As ours is a constitutional monarchy, the active role of The Queen in the state can be misunderstood, especially by those who take her public appearances to be the entirety of her role. The best summation of The Queen’s role in the constitution, however, is that the business of state is conducted for her (in her name), rather than by her. Despite this constitutional qualification there are occasions when The Queen may intervene for the good of the nation – such as unconstitutional behaviour by a Prime Minister. There’s some debate as to at what stage The Queen may be able to intervene in such an occasion, whether before a Prime Minister acts or after.
What remains perhaps the most critical constitutional function of the Crown in modern Britain is its very presence, which denies the power and grandeur that comes with the highest office in the land from political zealots and would-be dictators.
Much of the de rigueur and “dignified” side of the business of state is left to The Queen as part of her constitutional role, a fact reflected in the Royal Prerogative itself. This includes everything from the accreditation of foreign diplomats to Her Majesty’s court and the sending of ambassadors abroad to the prerogative of mercy and regulation of passports.
Many of the prerogative powers are exercised through the Privy Council, where The Queen approves ‘Orders in Council’ which form what’s known legally as ‘secondary legislation’. The Privy Council is also used as a mechanism by Government sometimes for instigating certain laws and exercising powers without having to waste parliament’s time with the minutiae of fulfilling certain small-scale obligations. One such example of this is the regulation of burial grounds in the UK. The Queen-in-Council exercises the power to designate new burial grounds and require, by law, that no burials take place in certain other ones.
Some other lesser-known prerogatives of the Crown still extant include:
- The power to institute public inquiries.
- Powers relating to postage stamps in the United Kingdom.
- The singular right to print or license the printing of the Authorised Version of the Bible, the Book of Common Prayer, state papers and Acts of Parliament.
- Require ‘personal service of subjects’ when the nation is in extreme peril.

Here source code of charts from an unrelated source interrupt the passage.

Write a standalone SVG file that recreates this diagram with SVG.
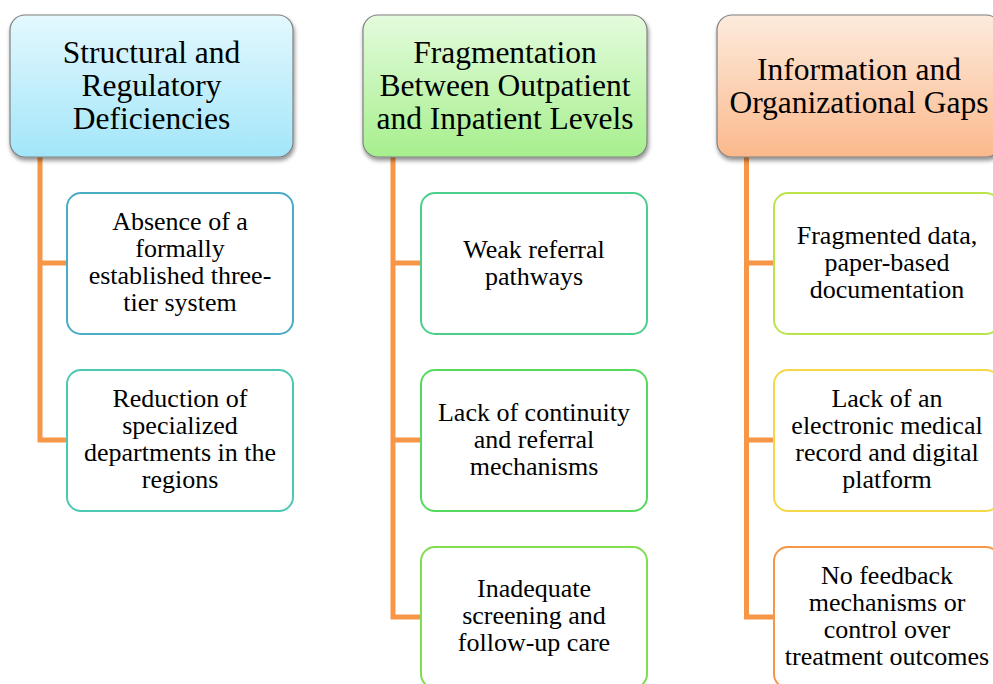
<svg xmlns="http://www.w3.org/2000/svg" width="993" height="684" viewBox="0 0 993 684">
  <defs>
    <linearGradient id="gBlue" x1="0" y1="0" x2="0" y2="1">
      <stop offset="0" stop-color="#E4F8FE"/>
      <stop offset="1" stop-color="#A2E6F9"/>
    </linearGradient>
    <linearGradient id="gGreen" x1="0" y1="0" x2="0" y2="1">
      <stop offset="0" stop-color="#E4FBDD"/>
      <stop offset="1" stop-color="#A6EF8D"/>
    </linearGradient>
    <linearGradient id="gOrange" x1="0" y1="0" x2="0" y2="1">
      <stop offset="0" stop-color="#FDEBDD"/>
      <stop offset="1" stop-color="#FBB98C"/>
    </linearGradient>
    <filter id="shadow" x="-10%" y="-10%" width="125%" height="130%">
      <feDropShadow dx="1" dy="3" stdDeviation="2" flood-color="#000" flood-opacity="0.45"/>
    </filter>
  </defs>
  <style>
    text { font-family: "Liberation Serif", "Times New Roman", serif; fill: #000; text-anchor: middle; }
    .head rect { stroke: #808080; stroke-width: 1.2; filter: url(#shadow); }
    .head text { font-size: 31.5px; }
    .item rect { fill: #fff; stroke-width: 2; }
    .item text { font-size: 26px; }
    .conn path { fill: none; stroke: #F79646; stroke-width: 5; stroke-linejoin: miter; }
  </style>

  <rect width="993" height="684" fill="#fff"/>

  <!-- tree connectors: one trunk per column, one branch per item -->
  <g id="connectors" class="conn">
    <path d="M40 157 V440 H67 M40 263 H67"/>
    <path d="M393 157 V617 H421 M393 263 H421 M393 440 H421"/>
    <path d="M746.5 157 V617 H774 M746.5 263 H774 M746.5 440 H774"/>
  </g>

  <!-- column 1 -->
  <g id="head-structural" class="head">
    <rect x="10" y="15" width="283" height="142" rx="15" fill="url(#gBlue)"/>
    <text x="151.5" y="63">Structural and</text>
    <text x="151.5" y="96">Regulatory</text>
    <text x="151.5" y="128.5">Deficiencies</text>
  </g>
  <g id="item-three-tier" class="item">
    <rect x="67" y="193" width="226" height="141" rx="14" stroke="#4BACC6"/>
    <text x="180" y="230">Absence of a</text>
    <text x="180" y="257">formally</text>
    <text x="180" y="284">established three-</text>
    <text x="180" y="311">tier system</text>
  </g>
  <g id="item-specialized" class="item">
    <rect x="67" y="370" width="226" height="141" rx="14" stroke="#4BC9B2"/>
    <text x="180" y="407">Reduction of</text>
    <text x="180" y="434">specialized</text>
    <text x="180" y="461">departments in the</text>
    <text x="180" y="488">regions</text>
  </g>

  <!-- column 2 -->
  <g id="head-fragmentation" class="head">
    <rect x="363" y="15" width="284" height="142" rx="15" fill="url(#gGreen)"/>
    <text x="505" y="63">Fragmentation</text>
    <text x="505" y="96">Between Outpatient</text>
    <text x="505" y="128.5">and Inpatient Levels</text>
  </g>
  <g id="item-referral" class="item">
    <rect x="421" y="193" width="226" height="141" rx="14" stroke="#4BD08C"/>
    <text x="534" y="258">Weak referral</text>
    <text x="534" y="285">pathways</text>
  </g>
  <g id="item-continuity" class="item">
    <rect x="421" y="370" width="226" height="141" rx="14" stroke="#55D95E"/>
    <text x="534" y="421">Lack of continuity</text>
    <text x="534" y="448">and referral</text>
    <text x="534" y="475">mechanisms</text>
  </g>
  <g id="item-screening" class="item">
    <rect x="421" y="547" width="226" height="141" rx="14" stroke="#7FDD4E"/>
    <text x="534" y="597">Inadequate</text>
    <text x="534" y="624">screening and</text>
    <text x="534" y="651">follow-up care</text>
  </g>

  <!-- column 3 -->
  <g id="head-information" class="head">
    <rect x="717" y="15" width="284" height="142" rx="15" fill="url(#gOrange)"/>
    <text x="859" y="80">Information and</text>
    <text x="859" y="112.5">Organizational Gaps</text>
  </g>
  <g id="item-data" class="item">
    <rect x="774" y="193" width="226" height="141" rx="14" stroke="#BBE44C"/>
    <text x="887" y="244">Fragmented data,</text>
    <text x="887" y="271">paper-based</text>
    <text x="887" y="298">documentation</text>
  </g>
  <g id="item-emr" class="item">
    <rect x="774" y="370" width="226" height="141" rx="14" stroke="#F5D84A"/>
    <text x="887" y="407">Lack of an</text>
    <text x="887" y="434">electronic medical</text>
    <text x="887" y="461">record and digital</text>
    <text x="887" y="488">platform</text>
  </g>
  <g id="item-feedback" class="item">
    <rect x="774" y="547" width="226" height="141" rx="14" stroke="#F79646"/>
    <text x="887" y="584">No feedback</text>
    <text x="887" y="611">mechanisms or</text>
    <text x="887" y="638">control over</text>
    <text x="887" y="665">treatment outcomes</text>
  </g>
</svg>
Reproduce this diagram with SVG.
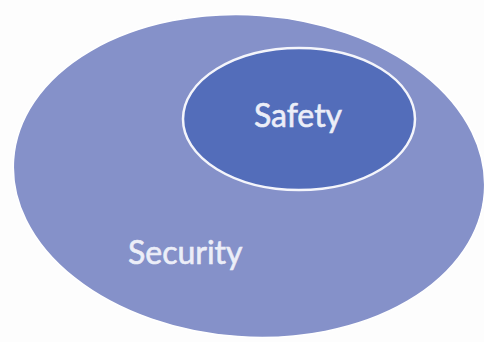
<svg xmlns="http://www.w3.org/2000/svg" width="484" height="342" viewBox="0 0 484 342">
  <style>
    .label { font-family: Lato, "Open Sans", "Liberation Sans", sans-serif; font-size: 32px; fill: #eceef8; stroke: #eceef8; stroke-width: 0.6px; }
  </style>
  <rect width="484" height="342" fill="#fdfdfd"/>
  <!-- outer set -->
  <g id="security">
    <ellipse cx="249" cy="176" rx="236" ry="161" transform="rotate(4 249 176)" fill="#8591c9" stroke="#ffffff" stroke-width="1.5"/>
    <text class="label" x="128" y="264">Security</text>
  </g>
  <!-- inner set -->
  <g id="safety">
    <ellipse cx="299" cy="119" rx="116" ry="71" fill="#536dba" stroke="#f4f5fb" stroke-width="2.5"/>
    <text class="label" x="298" y="127" text-anchor="middle">Safety</text>
  </g>
</svg>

- The absolute exemption of the Crown from civil litigation and prosecution.
- The right to construct and supervise harbours.
- The power to declare and amend bank holidays.
- The regulation of coinage (via the Royal Mint) and its design in the UK.
There’s no doubt that over the last few decades especially, the Royal Prerogative has become more of a device for ministers than it has for The Queen to unilaterally intervene. With Parliament set to consult on the viability of a written constitution for the UK to consolidate the bulk of our constitution into one document (as opposed to the uncodified constitution which we have now), the very nature and scope of the Royal Prerogative could be changed, with the possibility of it being brought fully onto a statutory footing with its reach being fully transparent and intelligible, as opposed to deriving from centuries of possibly outdated common law and usage.
The subject of the Royal Prerogative has been one that’s fascinated monarchists and constitutional experts for centuries and doubtless will continue doing so as the years go on. For now though, it remains one of the most quaint, historic and intriguing reminders of the role of the Crown in the British constitution.